Your instructions:
Print exactly the lines from the first one down to the line containing "var highlighted = 'Building Code';", both ends included, with no pictures and nothing else.

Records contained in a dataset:
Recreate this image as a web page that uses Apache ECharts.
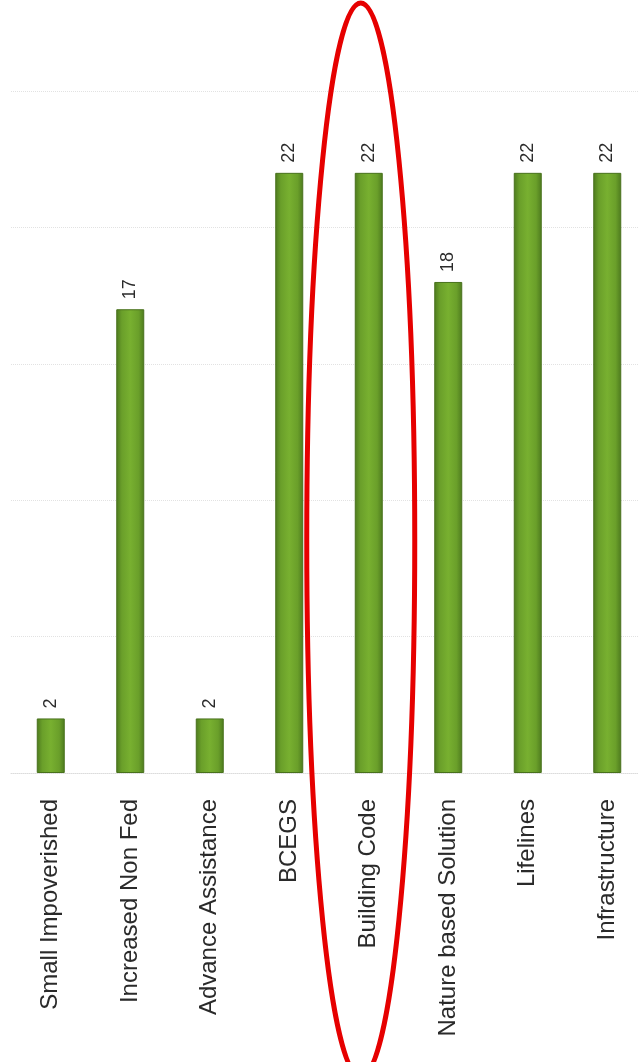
<!DOCTYPE html>
<html>
<head>
<meta charset="utf-8">
<script src="https://cdn.jsdelivr.net/npm/echarts@6/dist/echarts.min.js"></script>
<style>
html,body{margin:0;padding:0;background:#fff;overflow:hidden;}
#chart{width:648px;height:1062px;}
</style>
</head>
<body>
<div id="chart"></div>
<script>
var categories = ['Small Impoverished','Increased Non Fed','Advance Assistance','BCEGS','Building Code','Nature based Solution','Lifelines','Infrastructure'];
var values = [2, 17, 2, 22, 22, 18, 22, 22];
var highlighted = 'Building Code';

var chart = echarts.init(document.getElementById('chart'));
chart.setOption({
  backgroundColor: '#ffffff',
  animation: false,
  grid: {left: 11, right: 1, top: 91, bottom: 289, containLabel: false},
  xAxis: {
    type: 'category',
    data: categories,
    axisLine: {show: true, lineStyle: {color: '#dcdcdc', type: 'dotted', width: 1}},
    axisTick: {show: false},
    axisLabel: {
      rotate: 90,
      margin: 26,
      fontSize: 24,
      color: '#2a2a2a',
      fontFamily: 'Liberation Sans, Arial, sans-serif',
      interval: 0
    }
  },
  yAxis: {
    type: 'value',
    min: 0,
    max: 25,
    interval: 5,
    axisLabel: {show: false},
    axisLine: {show: false},
    axisTick: {show: false},
    splitLine: {show: true, lineStyle: {color: '#e2e2e2', type: 'dotted', width: 1}}
  },
  series: [{
    type: 'bar',
    data: values,
    barWidth: 28,
    itemStyle: {
      color: new echarts.graphic.LinearGradient(0, 0, 1, 0, [
        {offset: 0, color: '#4d7a1e'},
        {offset: 0.2, color: '#6a9f2a'},
        {offset: 0.5, color: '#78b030'},
        {offset: 0.8, color: '#6a9f2a'},
        {offset: 1, color: '#4d7a1e'}
      ]),
      borderColor: '#48711c',
      borderWidth: 1
    },
    label: {
      show: true,
      position: 'top',
      rotate: 90,
      align: 'left',
      verticalAlign: 'middle',
      distance: 10,
      fontSize: 18,
      color: '#2a2a2a',
      fontFamily: 'Liberation Sans, Arial, sans-serif'
    }
  }]
});

var px = chart.convertToPixel({xAxisIndex: 0}, highlighted);
chart.setOption({
  graphic: [{
    type: 'ellipse',
    shape: {cx: px - 8, cy: 540, rx: 54, ry: 537},
    style: {fill: 'none', stroke: '#e60000', lineWidth: 5},
    z: 100
  }]
});
</script>
</body>
</html>
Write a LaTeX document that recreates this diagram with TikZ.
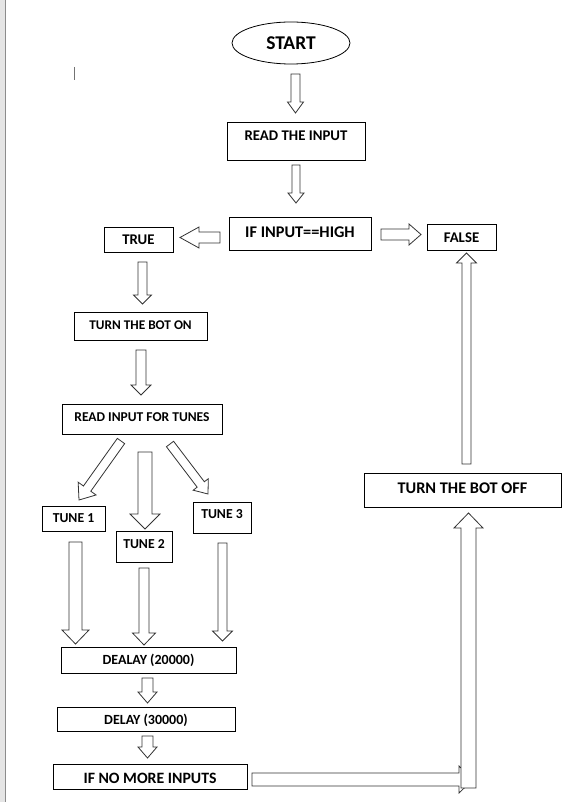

Solution to this problem:
Recreate this image as a web page that uses Apache ECharts.
<!DOCTYPE html>
<html>
<head>
<meta charset="utf-8">
<script src="https://cdn.jsdelivr.net/npm/echarts@6/dist/echarts.min.js"></script>
<style>
html,body{margin:0;padding:0;background:#fff;overflow:hidden;}
#chart{width:648px;height:1062px;}
</style>
</head>
<body>
<div id="chart"></div>
<script>
var categories = ['Small Impoverished','Increased Non Fed','Advance Assistance','BCEGS','Building Code','Nature based Solution','Lifelines','Infrastructure'];
var values = [2, 17, 2, 22, 22, 18, 22, 22];
var highlighted = 'Building Code';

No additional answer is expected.